start THE INPUT

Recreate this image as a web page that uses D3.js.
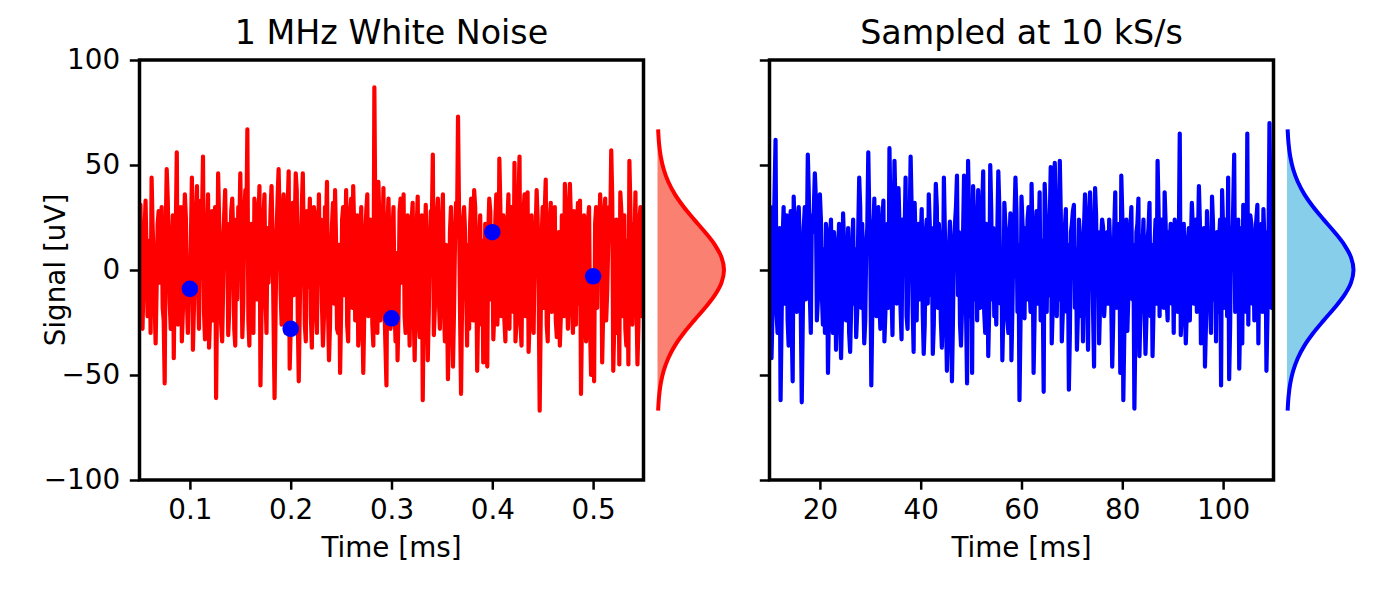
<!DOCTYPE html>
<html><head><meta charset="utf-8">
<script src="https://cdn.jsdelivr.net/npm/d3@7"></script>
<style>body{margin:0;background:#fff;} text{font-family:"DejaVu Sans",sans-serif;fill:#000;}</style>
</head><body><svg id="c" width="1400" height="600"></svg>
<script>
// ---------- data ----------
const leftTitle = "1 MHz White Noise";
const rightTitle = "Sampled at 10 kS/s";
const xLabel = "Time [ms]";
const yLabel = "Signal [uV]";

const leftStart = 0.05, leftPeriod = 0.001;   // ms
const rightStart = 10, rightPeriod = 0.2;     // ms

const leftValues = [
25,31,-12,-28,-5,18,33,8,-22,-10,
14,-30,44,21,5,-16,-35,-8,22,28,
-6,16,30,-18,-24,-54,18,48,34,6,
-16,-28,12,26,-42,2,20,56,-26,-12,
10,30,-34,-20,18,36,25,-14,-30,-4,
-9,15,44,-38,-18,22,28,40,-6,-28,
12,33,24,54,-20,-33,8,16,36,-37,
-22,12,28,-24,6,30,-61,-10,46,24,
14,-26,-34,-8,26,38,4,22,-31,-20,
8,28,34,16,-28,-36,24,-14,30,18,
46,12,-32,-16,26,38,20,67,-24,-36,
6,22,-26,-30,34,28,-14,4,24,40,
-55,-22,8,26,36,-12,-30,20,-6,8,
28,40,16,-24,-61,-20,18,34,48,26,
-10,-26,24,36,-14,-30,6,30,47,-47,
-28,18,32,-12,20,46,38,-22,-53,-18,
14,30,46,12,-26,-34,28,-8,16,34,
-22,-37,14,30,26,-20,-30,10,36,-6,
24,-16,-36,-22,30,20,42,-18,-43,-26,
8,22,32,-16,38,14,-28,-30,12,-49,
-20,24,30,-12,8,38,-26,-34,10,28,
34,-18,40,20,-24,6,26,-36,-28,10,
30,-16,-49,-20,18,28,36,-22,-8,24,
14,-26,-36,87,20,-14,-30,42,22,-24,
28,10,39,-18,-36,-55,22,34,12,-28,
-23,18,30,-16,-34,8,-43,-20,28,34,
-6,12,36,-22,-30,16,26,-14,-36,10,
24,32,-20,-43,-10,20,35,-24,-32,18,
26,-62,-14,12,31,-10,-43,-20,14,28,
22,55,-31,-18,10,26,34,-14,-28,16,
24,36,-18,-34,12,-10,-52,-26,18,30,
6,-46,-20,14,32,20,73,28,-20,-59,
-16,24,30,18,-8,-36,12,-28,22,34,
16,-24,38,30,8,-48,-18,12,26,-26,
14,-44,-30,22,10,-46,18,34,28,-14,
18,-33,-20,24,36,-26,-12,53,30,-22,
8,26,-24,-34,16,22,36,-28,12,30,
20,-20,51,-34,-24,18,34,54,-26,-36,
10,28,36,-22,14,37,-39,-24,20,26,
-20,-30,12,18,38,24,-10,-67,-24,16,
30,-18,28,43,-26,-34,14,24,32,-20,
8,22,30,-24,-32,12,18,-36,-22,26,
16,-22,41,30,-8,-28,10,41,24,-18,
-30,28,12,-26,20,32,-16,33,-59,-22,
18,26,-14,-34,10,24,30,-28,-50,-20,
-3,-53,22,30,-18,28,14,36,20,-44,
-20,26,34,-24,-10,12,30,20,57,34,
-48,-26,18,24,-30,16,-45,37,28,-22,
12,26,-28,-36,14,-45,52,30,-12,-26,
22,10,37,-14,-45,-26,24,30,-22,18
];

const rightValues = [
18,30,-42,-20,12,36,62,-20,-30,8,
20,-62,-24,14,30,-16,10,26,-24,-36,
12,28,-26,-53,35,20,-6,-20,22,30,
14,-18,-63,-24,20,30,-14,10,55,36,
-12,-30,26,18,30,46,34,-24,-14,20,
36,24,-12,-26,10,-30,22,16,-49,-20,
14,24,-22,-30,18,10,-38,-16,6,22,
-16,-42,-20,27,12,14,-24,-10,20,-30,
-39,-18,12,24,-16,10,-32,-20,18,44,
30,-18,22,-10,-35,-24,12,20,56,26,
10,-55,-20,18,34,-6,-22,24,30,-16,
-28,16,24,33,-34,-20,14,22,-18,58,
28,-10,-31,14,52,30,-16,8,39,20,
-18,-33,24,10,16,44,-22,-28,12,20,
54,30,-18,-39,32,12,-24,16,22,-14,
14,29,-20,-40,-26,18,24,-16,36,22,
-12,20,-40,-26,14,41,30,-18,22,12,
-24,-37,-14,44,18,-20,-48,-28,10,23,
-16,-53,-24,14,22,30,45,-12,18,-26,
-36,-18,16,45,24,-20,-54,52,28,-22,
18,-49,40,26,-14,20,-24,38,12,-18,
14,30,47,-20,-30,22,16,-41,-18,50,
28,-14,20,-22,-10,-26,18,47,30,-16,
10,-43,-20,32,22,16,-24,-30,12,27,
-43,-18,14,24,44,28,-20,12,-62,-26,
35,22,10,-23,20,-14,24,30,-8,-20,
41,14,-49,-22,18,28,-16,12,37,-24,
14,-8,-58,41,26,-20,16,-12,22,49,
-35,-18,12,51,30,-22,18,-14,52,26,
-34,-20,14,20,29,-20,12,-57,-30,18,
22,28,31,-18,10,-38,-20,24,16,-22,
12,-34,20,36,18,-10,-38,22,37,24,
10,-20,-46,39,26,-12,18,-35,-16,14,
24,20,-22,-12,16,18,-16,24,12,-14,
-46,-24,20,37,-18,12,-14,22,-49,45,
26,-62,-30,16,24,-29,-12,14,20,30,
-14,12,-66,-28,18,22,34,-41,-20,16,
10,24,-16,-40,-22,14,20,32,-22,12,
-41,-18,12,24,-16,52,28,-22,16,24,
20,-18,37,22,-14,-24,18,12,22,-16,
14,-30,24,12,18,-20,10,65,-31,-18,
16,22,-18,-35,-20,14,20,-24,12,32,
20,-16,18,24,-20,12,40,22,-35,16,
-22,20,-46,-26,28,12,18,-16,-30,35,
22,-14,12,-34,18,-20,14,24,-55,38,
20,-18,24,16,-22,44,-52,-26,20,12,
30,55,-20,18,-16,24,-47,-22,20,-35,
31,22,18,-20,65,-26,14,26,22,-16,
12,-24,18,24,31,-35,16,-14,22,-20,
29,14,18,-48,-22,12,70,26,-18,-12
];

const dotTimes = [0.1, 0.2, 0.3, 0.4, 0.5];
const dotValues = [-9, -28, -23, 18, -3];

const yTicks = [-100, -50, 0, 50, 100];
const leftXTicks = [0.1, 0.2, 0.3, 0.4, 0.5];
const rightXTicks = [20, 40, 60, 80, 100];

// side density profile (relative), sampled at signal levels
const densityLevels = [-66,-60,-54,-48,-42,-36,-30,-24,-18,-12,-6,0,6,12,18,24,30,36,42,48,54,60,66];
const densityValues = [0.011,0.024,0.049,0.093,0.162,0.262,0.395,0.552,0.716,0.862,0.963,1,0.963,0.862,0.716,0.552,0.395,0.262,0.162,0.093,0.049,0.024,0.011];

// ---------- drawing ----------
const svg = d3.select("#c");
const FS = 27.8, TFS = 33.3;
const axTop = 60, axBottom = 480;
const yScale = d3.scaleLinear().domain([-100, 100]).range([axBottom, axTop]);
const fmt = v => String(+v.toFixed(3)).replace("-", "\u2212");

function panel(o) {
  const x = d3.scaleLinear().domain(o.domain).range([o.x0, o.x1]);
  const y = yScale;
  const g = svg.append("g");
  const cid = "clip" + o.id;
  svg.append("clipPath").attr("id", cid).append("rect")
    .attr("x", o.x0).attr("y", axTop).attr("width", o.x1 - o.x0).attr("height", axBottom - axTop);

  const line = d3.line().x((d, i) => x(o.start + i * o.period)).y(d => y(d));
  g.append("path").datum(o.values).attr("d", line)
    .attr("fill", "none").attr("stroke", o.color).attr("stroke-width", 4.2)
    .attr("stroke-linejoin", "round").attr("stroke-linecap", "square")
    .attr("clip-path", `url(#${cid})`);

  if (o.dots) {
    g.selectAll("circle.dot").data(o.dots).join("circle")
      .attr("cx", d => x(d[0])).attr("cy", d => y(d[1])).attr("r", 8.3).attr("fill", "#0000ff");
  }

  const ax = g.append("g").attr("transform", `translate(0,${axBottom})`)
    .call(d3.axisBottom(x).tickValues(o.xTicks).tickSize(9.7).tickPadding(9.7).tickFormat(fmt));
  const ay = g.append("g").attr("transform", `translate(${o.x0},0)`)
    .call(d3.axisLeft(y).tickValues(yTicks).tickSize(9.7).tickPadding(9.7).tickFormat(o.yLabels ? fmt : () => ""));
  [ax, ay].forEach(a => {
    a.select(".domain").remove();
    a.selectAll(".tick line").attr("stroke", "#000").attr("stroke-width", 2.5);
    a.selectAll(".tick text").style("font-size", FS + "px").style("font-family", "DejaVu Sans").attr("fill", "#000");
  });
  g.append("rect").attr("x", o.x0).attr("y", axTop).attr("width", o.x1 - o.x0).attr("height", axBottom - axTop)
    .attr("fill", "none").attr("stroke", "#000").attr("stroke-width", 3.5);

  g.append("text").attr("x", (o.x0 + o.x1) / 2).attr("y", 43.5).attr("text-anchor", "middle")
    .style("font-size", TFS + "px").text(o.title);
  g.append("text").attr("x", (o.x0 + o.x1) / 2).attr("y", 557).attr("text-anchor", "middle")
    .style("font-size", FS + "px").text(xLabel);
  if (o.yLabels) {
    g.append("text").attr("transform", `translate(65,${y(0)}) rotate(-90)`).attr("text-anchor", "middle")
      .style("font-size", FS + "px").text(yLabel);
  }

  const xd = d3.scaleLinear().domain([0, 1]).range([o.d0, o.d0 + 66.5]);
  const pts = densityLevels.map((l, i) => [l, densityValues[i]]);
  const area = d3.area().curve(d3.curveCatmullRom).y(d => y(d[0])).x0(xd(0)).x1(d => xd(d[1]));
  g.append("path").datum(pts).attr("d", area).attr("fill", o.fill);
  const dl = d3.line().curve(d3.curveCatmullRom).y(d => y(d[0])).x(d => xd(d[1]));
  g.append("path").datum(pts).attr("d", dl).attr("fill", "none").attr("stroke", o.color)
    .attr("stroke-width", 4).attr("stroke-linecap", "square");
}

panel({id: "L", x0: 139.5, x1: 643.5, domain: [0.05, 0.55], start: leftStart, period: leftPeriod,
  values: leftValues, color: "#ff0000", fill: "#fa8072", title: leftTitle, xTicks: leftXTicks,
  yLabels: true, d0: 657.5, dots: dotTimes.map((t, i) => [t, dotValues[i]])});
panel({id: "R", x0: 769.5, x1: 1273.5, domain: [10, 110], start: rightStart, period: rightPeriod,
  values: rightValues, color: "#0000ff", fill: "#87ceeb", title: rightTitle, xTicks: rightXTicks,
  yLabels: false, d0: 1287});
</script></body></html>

end THE INPUT
start THE INPUT

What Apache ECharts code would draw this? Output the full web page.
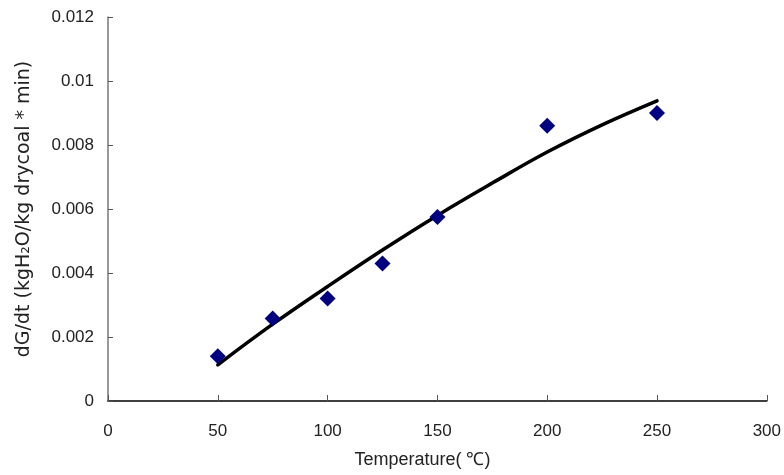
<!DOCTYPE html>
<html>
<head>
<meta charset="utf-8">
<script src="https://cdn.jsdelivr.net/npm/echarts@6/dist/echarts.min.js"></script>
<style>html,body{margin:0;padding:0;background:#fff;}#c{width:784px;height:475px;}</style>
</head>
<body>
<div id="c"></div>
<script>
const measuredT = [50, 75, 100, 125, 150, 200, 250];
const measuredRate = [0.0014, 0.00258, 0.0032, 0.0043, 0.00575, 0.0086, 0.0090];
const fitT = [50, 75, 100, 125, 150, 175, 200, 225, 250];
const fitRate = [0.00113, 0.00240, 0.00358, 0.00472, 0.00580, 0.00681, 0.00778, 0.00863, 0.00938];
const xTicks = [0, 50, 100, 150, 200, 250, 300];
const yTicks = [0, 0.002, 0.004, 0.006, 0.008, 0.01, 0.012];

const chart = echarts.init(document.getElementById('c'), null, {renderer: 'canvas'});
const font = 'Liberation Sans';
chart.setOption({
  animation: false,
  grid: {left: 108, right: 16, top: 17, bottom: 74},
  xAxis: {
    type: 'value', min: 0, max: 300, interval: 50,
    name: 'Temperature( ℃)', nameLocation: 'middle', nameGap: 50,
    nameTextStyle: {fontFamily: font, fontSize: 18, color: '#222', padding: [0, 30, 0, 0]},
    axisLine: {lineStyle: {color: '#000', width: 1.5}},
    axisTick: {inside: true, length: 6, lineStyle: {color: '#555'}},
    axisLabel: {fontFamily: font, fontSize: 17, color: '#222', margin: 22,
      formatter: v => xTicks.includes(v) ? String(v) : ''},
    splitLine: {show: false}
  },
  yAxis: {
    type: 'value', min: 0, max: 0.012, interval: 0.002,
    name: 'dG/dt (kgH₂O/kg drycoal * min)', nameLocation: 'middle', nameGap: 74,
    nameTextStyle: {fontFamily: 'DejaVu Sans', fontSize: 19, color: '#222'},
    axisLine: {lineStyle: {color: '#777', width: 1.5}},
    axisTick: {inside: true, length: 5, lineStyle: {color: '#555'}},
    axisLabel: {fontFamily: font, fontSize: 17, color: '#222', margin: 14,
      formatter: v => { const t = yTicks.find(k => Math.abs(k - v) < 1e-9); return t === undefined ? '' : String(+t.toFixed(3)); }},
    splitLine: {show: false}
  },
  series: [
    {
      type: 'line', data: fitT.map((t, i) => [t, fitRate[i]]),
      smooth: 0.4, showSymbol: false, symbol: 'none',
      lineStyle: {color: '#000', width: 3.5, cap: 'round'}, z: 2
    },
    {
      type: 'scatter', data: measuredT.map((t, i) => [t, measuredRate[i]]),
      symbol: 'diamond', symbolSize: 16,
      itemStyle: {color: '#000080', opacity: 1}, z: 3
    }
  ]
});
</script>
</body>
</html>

end THE INPUT

-- EXERCISE --
What's needed is an exact copy of the records above from the line containing "Recreate this image" down to the line containing "const rightStart = 10, rightPeriod", both included, without any pictures.

-- WRITTEN ANSWER --
Recreate this image as a web page that uses D3.js.
<!DOCTYPE html>
<html><head><meta charset="utf-8">
<script src="https://cdn.jsdelivr.net/npm/d3@7"></script>
<style>body{margin:0;background:#fff;} text{font-family:"DejaVu Sans",sans-serif;fill:#000;}</style>
</head><body><svg id="c" width="1400" height="600"></svg>
<script>
// ---------- data ----------
const leftTitle = "1 MHz White Noise";
const rightTitle = "Sampled at 10 kS/s";
const xLabel = "Time [ms]";
const yLabel = "Signal [uV]";

const leftStart = 0.05, leftPeriod = 0.001;   // ms
const rightStart = 10, rightPeriod = 0.2;     // ms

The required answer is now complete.